Adam Resurrected  (2008)

(Complete interview with Paul Schrader available here.)

Adam Resurrected is the new movie by Paul Schrader (Affliction, Auto-Focus) premiering here at Telluride 2008. I was at the first screening which was also the first time Schrader ever watched the movie with an audience. “I realized watching it how exhausting it is, ” he told me right after the screening, “And it’s full of extremes. Literally, that old saying ‘you don’t know whether to laugh or cry’ is true here, and some scenes I think either emotion is fine with me.”

It’s in the navigation of extremes that my crush on Jeff Goldblum, who plays the title character, was born. I’m not one to get into Oscar buzz, but I will with Jeff and even add easily excerpted blurbs: Jeff Goldblum is magnificent. Jeff Godlblum’s peformance is a tour de force. I want to make out with Jeff Goldblum in the back of his Toyota Prius. Like how Daniel Day-Lewis’ character, Daniel Plainview (There Will be Blood), would have seemed flat or absurd in another actor’s hands, Jeff Goldblum’s wry delivery and velvet wit take the absurdity of Adam Stein and make him believable.

Based on the wildly imaginative novel by Yoram Kaniuk, Adam Resurrected begins in 1961 in Tel Aviv where an aging, witty and debonair Adam Stein has gotten a little too rough with his landlord/girlfriend and she has him committed again to the Seizling Institute out in the Negev desert. Founded by an American philanthropist, the institute is an asylum for concentration camp survivors living in Israel. It’s purpose is to somehow restore a reason to care about humanity and god when they carry the weight of being survivors to unspeakable horrors perpetrated on everyone they loved. Each patient is a walking abstraction of a type of survivor: A speechless woman carrying a babydoll, a young man who was a Nazi servant, a man who couldn’t protect his daughter.

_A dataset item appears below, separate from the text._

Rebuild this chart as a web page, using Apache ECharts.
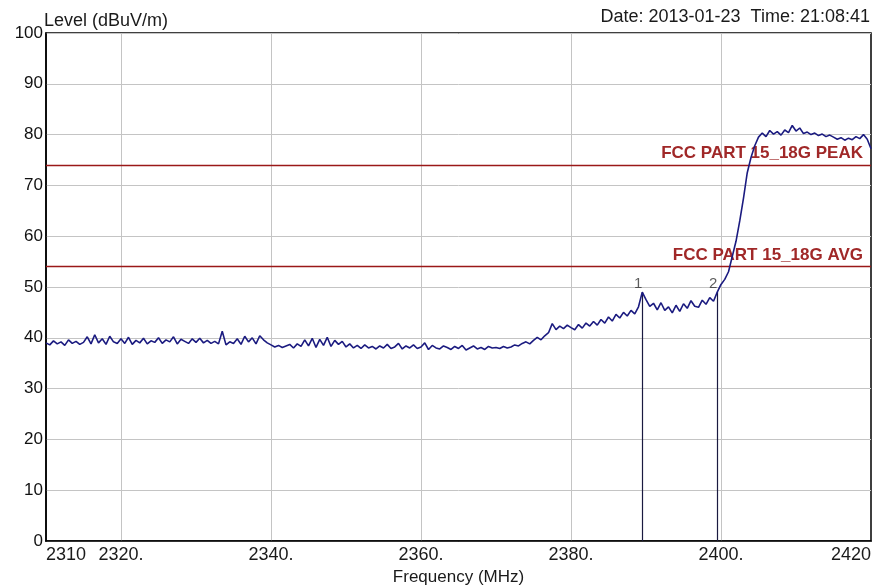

Adam Stein is a susperstar in the asylum. The head nurse (Ayelet Zurer) is his mistress, Dr. Gross (Derek Jacobi) his biggest fan. A famous performer in Berlin, Adam was a one man circus who could throw knives, read minds, play violin, do magic, impersonate animals and, strangely, cause himself to bleed on command. Through flashbacks, we see his rise from a Cabaret performer in 1924 to a celebrity in 1936. One night as he works the audience, he reads the mind of an unstable audience member–played by Willem Dafoe–and makes him the butt of a joke. In 1945 when Adam and his family enter a concentration camp, Willem Dafoe has become Commandant Klein, head of the camp. He belittles Adam by getting him to impersonate a dog and charm his German Shepherd. From that night on, Adam literally becomes the Commandant’s pet: A dog whose a man.

At the asylum, he finds what he thinks to be a dog. As if lifted from some horrific parallel dimension, the dog is a boy brought to the asylum. If Adam can turn this dog into a boy again, then maybe he can put away his past as a dog, as the commandant’s pet who survived the camp where his wife and daughters were brutalized.

When I asked Paul Schrader what sparked his interest i the book he said, “Just the strength of the metaphor: The man who once was a dog who meets a dog who once was a boy. I’m not jewish, I’m not as invested as some others in issues of survival guilt and Jewish identity, but that aside, these are really universal themes.” It is universal. Dense with emotion and humor, Adam Resurrected is about the complicated path back from being treated as a dog, a non-human, to becoming a full person again. It’s a powerful metaphor that could have crushed another actor, but it’s the part Jeff Goldblum has been building up to his entire career.